Church extends acts of kindness

Saint Mark United Methodist Church on Columbiana Road is conducting an outreach program with no strings attached.

This summer, members of the Vestavia Hills church kept their eyes and hearts open for opportunities to extend acts of kindness to friends and strangers.  Members were encouraged to give away a small card with the church’s address and phone number and to thank the friend or stranger for an opportunity to express God’s love in a tangible way.  

Rev. Steve West, senior minister at the church, sees the Acts of Kindness campaign as a low-key, yet potentially very effective, way of reaching out to the community and sharing God’s love.   
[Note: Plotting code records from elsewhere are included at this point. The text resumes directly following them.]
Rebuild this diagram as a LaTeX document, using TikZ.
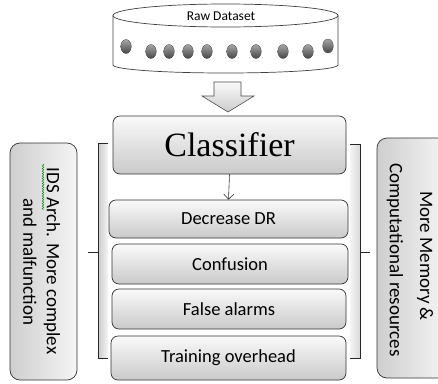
\documentclass[tikz,border=0pt]{standalone}
\usepackage{fontspec}
\setmainfont{Carlito}
\newfontfamily\timesfont{Liberation Serif}
\usetikzlibrary{arrows.meta,decorations.pathmorphing}
\begin{document}
\begin{tikzpicture}[x=1pt,y=-1pt,
  box/.style={draw=black!80, line width=0.7pt, rounded corners=7pt,
    top color=gray!4, bottom color=gray!42, inner sep=0pt,
    font=\fontsize{18.5}{22}\selectfont, text=black},
  sidebox/.style={draw=black!80, line width=0.7pt, rounded corners=10pt,
    left color=gray!38, right color=gray!8},
  sidetext/.style={rotate=-90, inner sep=0pt, font=\fontsize{19}{22}\selectfont, text=black},
  dot/.style={draw=gray!50!black, line width=0.3pt, top color=gray!70, bottom color=gray!55!black},
  bracketline/.style={draw=black!85, line width=0.7pt},
]
\clip (0,0) rectangle (438,383);
\fill[white] (0,0) rectangle (438,383);

% dataset cylinder
\draw[draw=black!75, line width=0.7pt, fill=white]
  (113,15.5) -- (113,65) arc[start angle=180, end angle=360, x radius=112.5, y radius=-8]
  -- (338,15.5);
\draw[draw=black!75, line width=0.7pt, fill=white] (225.5,15.5) ellipse[x radius=112.5, y radius=11.5];
\node[inner sep=0pt, font=\fontsize{13.5}{16}\selectfont, text=black] (raw) at (221,16) {Raw Dataset};
\foreach \x/\y [count=\i] in {126/46.5,151/51.5,169/51.5,188/51.5,207/51.5,232/51.5,256/51.5,283/51.5,308/51.5,328/46}
  \draw[dot] (\x,\y) ellipse[x radius=5.3, y radius=7];
\coordinate (dsbot) at (228,73);

% block arrow
\coordinate (at) at (228,82);
\draw[draw=black!70, line width=0.6pt, top color=gray!4, bottom color=gray!40]
  (214,82) -- (241,82) -- (241,96) -- (254,96) -- (228,112) -- (202,96) -- (214,96) -- cycle;

% brackets
\fill[left color=gray!40, right color=gray!8] (98,143) rectangle (108,358);
\draw[bracketline] (108,143) -- (98,143) -- (98,358) -- (108,358);
\coordinate (lt) at (98,252);
\coordinate (ltend) at (88,252);
\draw[bracketline] (lt) -- (ltend);

\fill[left color=gray!8, right color=gray!30] (350,144) rectangle (360,358);
\draw[bracketline] (350,144) -- (360,144) -- (360,358) -- (350,358);
\coordinate (rt) at (360,252);
\coordinate (rtend) at (370,252);
\draw[bracketline] (rt) -- (rtend);

% classifier and boxes
\node[box, minimum width=233pt, minimum height=58pt, font=\timesfont\fontsize{34}{40}\selectfont] (cls) at (229.5,145) {Classifier};
\node[box, minimum width=239pt, minimum height=38pt] (dr) at (228.5,219) {Decrease DR};
\node[box, minimum width=236pt, minimum height=40pt] (conf) at (230,264) {Confusion};
\node[box, minimum width=234pt, minimum height=40pt] (fa) at (229,309) {False alarms};
\node[box, minimum width=235pt, minimum height=44pt] (tro) at (228.5,358) {Training overhead};
\draw[draw=black!80, line width=0.6pt, -{Straight Barb[length=5pt,width=10pt]}] (cls.south) -- (dr.north);

% side boxes
\node[sidebox, minimum width=67pt, minimum height=237pt] (lbox) at (43.5,261.5) {};
\node[sidetext] (l1) at (52,261) {IDS Arch. More complex};
\node[sidetext] (l2) at (30,262) {and malfunction};
\draw[green!55!black, line width=0.5pt, decorate, decoration={snake, amplitude=0.7pt, segment length=2.5pt}] (43,164) -- (43,210);

\node[sidebox, minimum width=70pt, minimum height=240pt] (rbox) at (412,258) {};
\node[sidetext] (r1) at (425,256) {More Memory \&};
\node[sidetext] (r2) at (395,260) {Computational resources};
\end{tikzpicture}
\end{document}
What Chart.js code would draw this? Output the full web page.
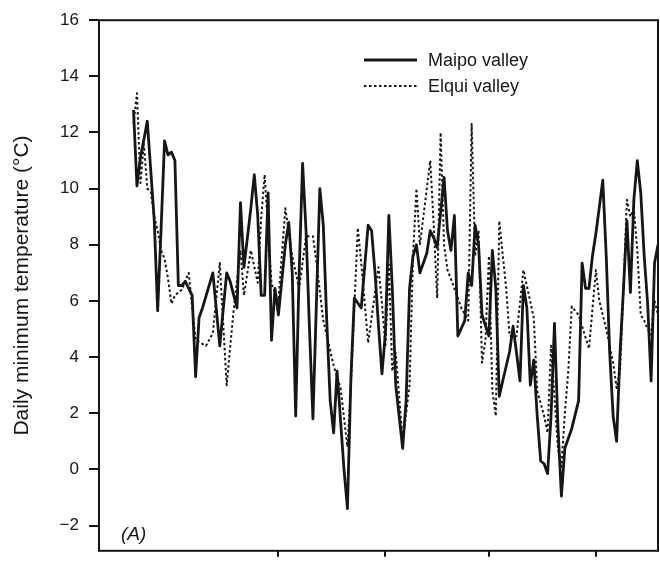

“The card is a tool to let people know we love and care about them in the name of Christ and on behalf of the church, and to express that it is not because we want anything from them,” West said. “So often, people assume churches are only self-interested and this can come as a welcome surprise.”

He said that if the recipient does not already have a church home, it might just “warm someone’s heart to give church a try.”

If a person has had a negative experience with churches or church people in the past, Saint Mark hopes that an unexpected kind deed might be a turning point.

“We are hoping to create an atmosphere in our community that opens people to the love of God because others have loved them with no strings attached,” he said.

Members anonymously wrote their acts of kindness on palm-size paper leaves and hung them on one of the two small trees in gathering areas of the church.  Some placed $5 gift cards on a car windshield in the parking lot of a department store, while others took food to an elderly man, wrote a note of encouragement or took doughnuts to the fire station.

Felicia Veal, chair of the Evangelism and Communications team, said she was touched by two of the leaves.  One appeared to have been written by a child, who wrote that he or she had “shared my food with someone else when I was hungry.”  She took note of another on which someone shared how he or she watered a neighbor’s flowers.  

“If they were elderly, hey, that’s a big deal,” she said.